Radiation detector, 'Radiation Alert Monitor 4', plastic / leather, made by SE International Inc, Summertown, Tennessee, United States of America, 1990-2005
These various radiation meters were originally procured and/or used by the NSW government agencies including the former State Pollution Control Commission (SPCC), the Environment Protection Authority (EPA), the NSW Department of Environment and Conservation (DEC), and possibly the NSW Department of Health. These agencies, collectively over the years regulated the use of radiation apparatus (for example x-ray machines used in medical diagnostics) and radioactive substances (for example cobalt-60 used in industrial gauging applications).
The equipment was used to measure the type and intensity of radiation and it exemplifies one of the many aspects of regulation administered by government health departments and augments the Museum's collection of measuring instruments and workplace health and safety material.
Written by Erika Dicker
Assistant Curator, 2007.
Radiation detector made by SE International Inc in Summertown, Tennessee, United States of America, between 1990-2005.
SE International Inc is a small manufacturer of radiation detection equipment for use in industrial, governmental, educational, medical, and environmental markets. They have been producing radiation alert equipment since 1970.

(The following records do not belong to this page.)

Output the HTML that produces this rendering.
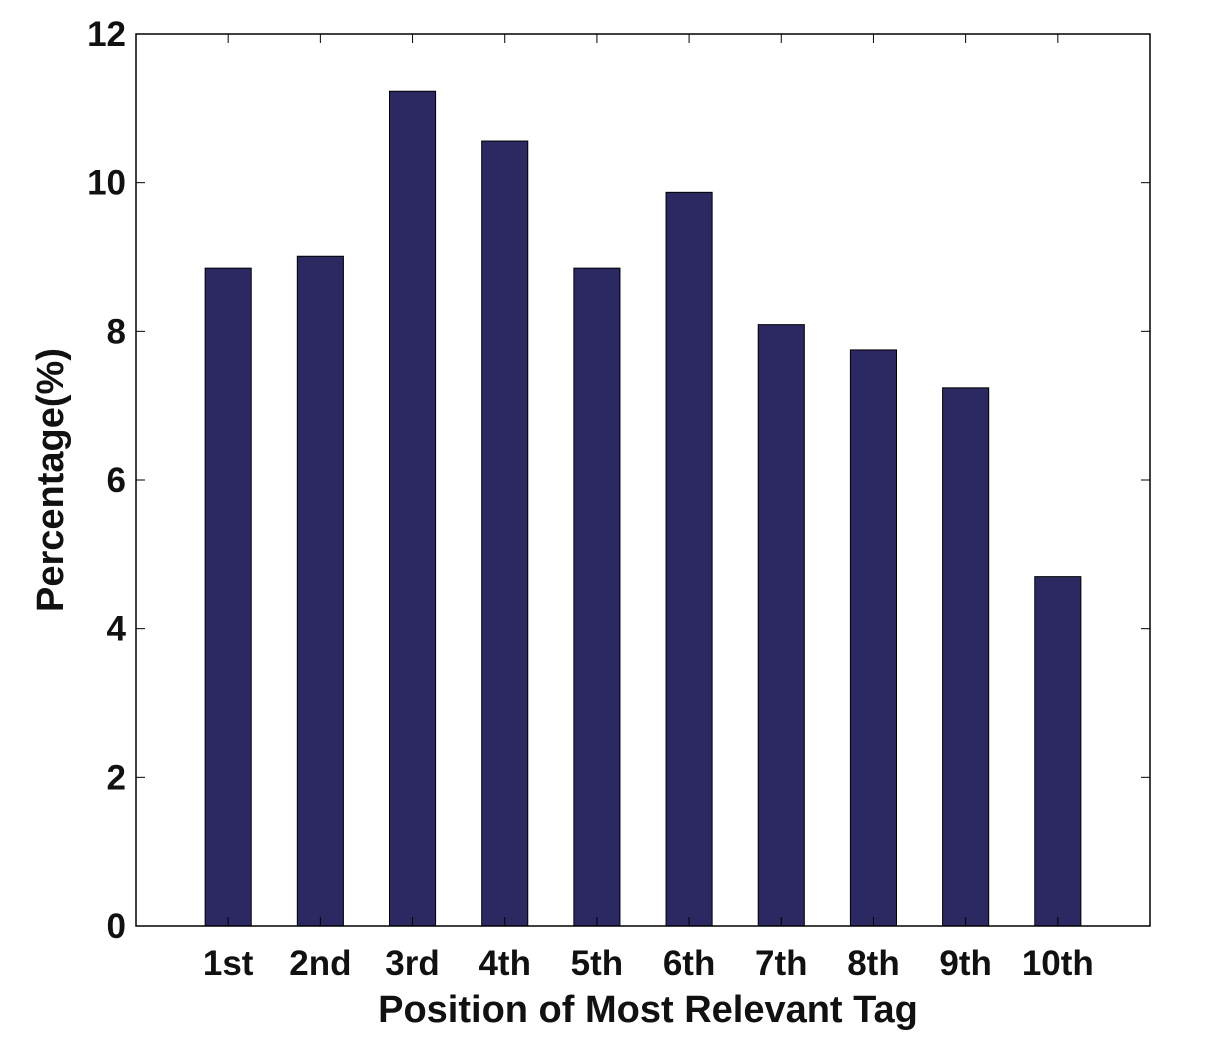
<!DOCTYPE html>
<html><head><meta charset="utf-8"><style>
body{margin:0;background:#fff;}
svg text{font-family:"Liberation Sans",sans-serif;font-weight:bold;fill:#111;}
</style></head><body>
<svg id="chart" width="1209" height="1049"></svg>
<script>
const categories=["1st","2nd","3rd","4th","5th","6th","7th","8th","9th","10th"];
const values=[8.85,9.01,11.23,10.56,8.85,9.87,8.09,7.75,7.24,4.70];
const yTicks=[0,2,4,6,8,10,12];
const NS="http://www.w3.org/2000/svg";
const svg=document.getElementById('chart');
const L=136,R=1150,T=34,B=926;
const x=i=>L+(R-L)*(i+1)/(categories.length+1);
const y=v=>B-(B-T)*v/12;
const bw=(R-L)/(categories.length+1)*0.5;
function mk(tag,a,txt){const e=document.createElementNS(NS,tag);for(const k in a)e.setAttribute(k,a[k]);if(txt!==undefined)e.textContent=txt;svg.appendChild(e);return e;}
categories.forEach((c,i)=>{
  const r=mk('rect',{x:x(i)-bw/2,y:y(values[i]),width:bw,height:B-y(values[i]),fill:'#2c2861',stroke:'#000','stroke-width':1});
  
  
  const t=mk('text',{x:x(i),y:975,'text-anchor':'middle','font-size':35},c);
  
  
  mk('line',{x1:x(i),x2:x(i),y1:B,y2:B-9,stroke:'#000','stroke-width':1});
  mk('line',{x1:x(i),x2:x(i),y1:T,y2:T+9,stroke:'#000','stroke-width':1});
});
yTicks.forEach(v=>{
  mk('line',{x1:L,x2:L+9,y1:y(v),y2:y(v),stroke:'#000','stroke-width':1});
  mk('line',{x1:R,x2:R-9,y1:y(v),y2:y(v),stroke:'#000','stroke-width':1});
  const t=mk('text',{x:L-10,y:y(v)+12,'text-anchor':'end','font-size':35},v);
  
  
});
const f=mk('rect',{x:L,y:T,width:R-L,height:B-T,fill:'none',stroke:'#000','stroke-width':1.5});


const xt=mk('text',{x:(L+R)/2+5,y:1022,'text-anchor':'middle','font-size':38},'Position of Most Relevant Tag');


const yt=mk('text',{x:0,y:0,transform:'translate(63,480) rotate(-90)','text-anchor':'middle','font-size':38},'Percentage(%)');


</script>
</body></html>
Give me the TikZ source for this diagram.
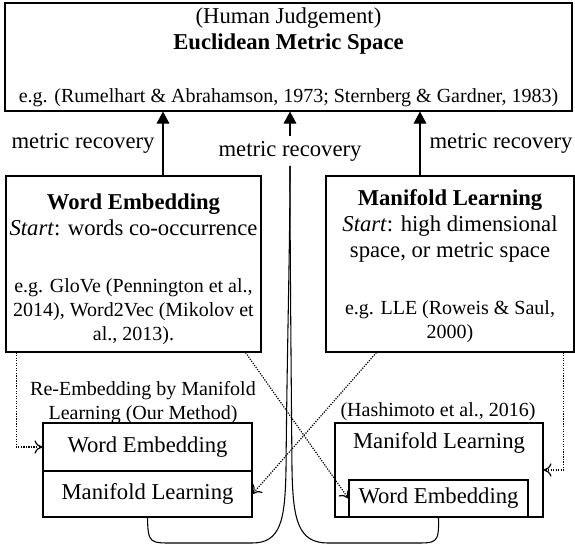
\documentclass[tikz,border=0pt]{standalone}
\usepackage{fontspec}
\setmainfont{Liberation Serif}
\usetikzlibrary{arrows.meta}
\tikzset{
  box/.style={draw, line width=0.8pt, inner sep=0pt},
  txt/.style={font=\fontsize{17pt}{19.5pt}\selectfont, align=center, inner sep=0pt},
  egtxt/.style={font=\fontsize{15pt}{18pt}\selectfont, align=center, inner sep=0pt},
  up/.style={-{Triangle[length=9pt,width=9.5pt]}, line width=0.8pt},
  dotarrow/.style={densely dotted, -{To[length=6pt,width=10pt]}, line width=0.9pt},
  curveline/.style={line width=0.8pt},
}
\begin{document}
\begin{tikzpicture}[x=0.75pt,y=0.75pt,yscale=-1,xscale=1]
\useasboundingbox (0,0) rectangle (575,544);
%Shape: Rectangle (top)
\node[box, minimum width=425.25pt, minimum height=81pt] (euc) at (288.5,57) {};
% Text Node
\node[txt] (euct) at (288.5,31) {(Human Judgement)\\\textbf{Euclidean Metric Space}};
% Text Node
\node[egtxt] (eucr) at (288.5,98) {e.g. (Rumelhart \& Abrahamson, 1973; Sternberg \& Gardner, 1983)};
%Shape: Rectangle (word embedding)
\node[box, minimum width=191.25pt, minimum height=132pt] (we) at (133.5,264) {};
% Text Node
\node[txt] (wet) at (133.5,215) {\textbf{Word Embedding}\\\textit{Start}: words co-occurrence};
% Text Node
\node[egtxt] (wer) at (133.5,312) {e.g. GloVe (Pennington et al.,\\2014), Word2Vec (Mikolov et\\al., 2013).};
%Shape: Rectangle (manifold learning)
\node[box, minimum width=186pt, minimum height=132pt] (ml) at (450,264) {};
% Text Node
\node[txt] (mlt) at (450,226) {\textbf{Manifold Learning}\\\textit{Start}: high dimensional\\space, or metric space};
% Text Node
\node[egtxt] (mlr) at (450,322) {e.g. LLE (Roweis \& Saul,\\2000)};
% Text Node
\node[txt] (mrL) at (83,143) {metric recovery};
% Text Node
\node[txt] (mrR) at (501,143) {metric recovery};
% Text Node
\node[txt, inner sep=3.5pt] (mrM) at (290,151) {metric recovery};
% Text Node
\node[egtxt] (ourl) at (143,403) {Re-Embedding by Manifold\\Learning (Our Method)};
%Shape: Rectangle (our method)
\node[box, txt, minimum width=156.75pt, minimum height=36pt] (reWE) at (147.5,447) {Word Embedding};
\node[box, txt, minimum width=156.75pt, minimum height=34.5pt] (reML) at (147.5,494) {Manifold Learning};
% Text Node
\node[egtxt] (hl) at (438,412) {(Hashimoto et al., 2016)};
%Shape: Rectangle (hashimoto)
\node[box, minimum width=156pt, minimum height=70.5pt] (hML) at (439,470) {};
\node[txt] (hMLt) at (439,443) {Manifold Learning};
\node[box, txt, minimum width=134.25pt, minimum height=27.75pt] (hWE) at (438.5,498.5) {Word Embedding};
% metric recovery arrows
\path (we.north) ++(29.5,0) coordinate (aL);
\path (ml.north) ++(-30,0) coordinate (aR);
\draw[up] (aL) -- (aL |- euc.south);
\draw[up] (aR) -- (aR |- euc.south);
\draw[up] (mrM.north) -- (mrM.north |- euc.south);
% dotted arrows
\draw[dotarrow] (we.south west) ++(11,0) |- (reWE.west);
\draw[dotarrow] (we.south east) ++(-16,0) -- (hWE.west);
\draw[dotarrow] (ml.south west) ++(51,0) -- (reML.east);
\draw[dotarrow] (ml.south east) ++(-11,0) |- (hML.east);
% curves into the middle arrow
\draw[curveline] (reML.south) .. controls (148,544) and (150,543) .. (175,543) -- (252,543) .. controls (281,543) and (285,520) .. (286,470) .. controls (287,350) and (290,250) .. (mrM.south);
\draw[curveline] (hWE.south) .. controls (439,544) and (437,543) .. (412,543) -- (328,543) .. controls (298,543) and (293,520) .. (292,470) .. controls (291,350) and (290,250) .. (mrM.south);
\end{tikzpicture}
\end{document}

The Monitor 4 radiation detector is a compact general purpose survey meter capable of detecting alpha, beta, gamma, and X-rays over 3 selectable ranges. The monitor senses ionizing radiation by means of a GM (Geiger Mueller) tube with a thin mica window. The tube is closed inside the instrument. When a ray or particle of ionizing radiation enters or passes through the tube, it is sensed electronically and displayed by a red light count. When the switch is in the AUDIO position, the instrument will also beep with each radiation event, about 5 to 25 counts at random intervals (depending on your location and altitude) can be expected every minute from naturally occurring background radiation.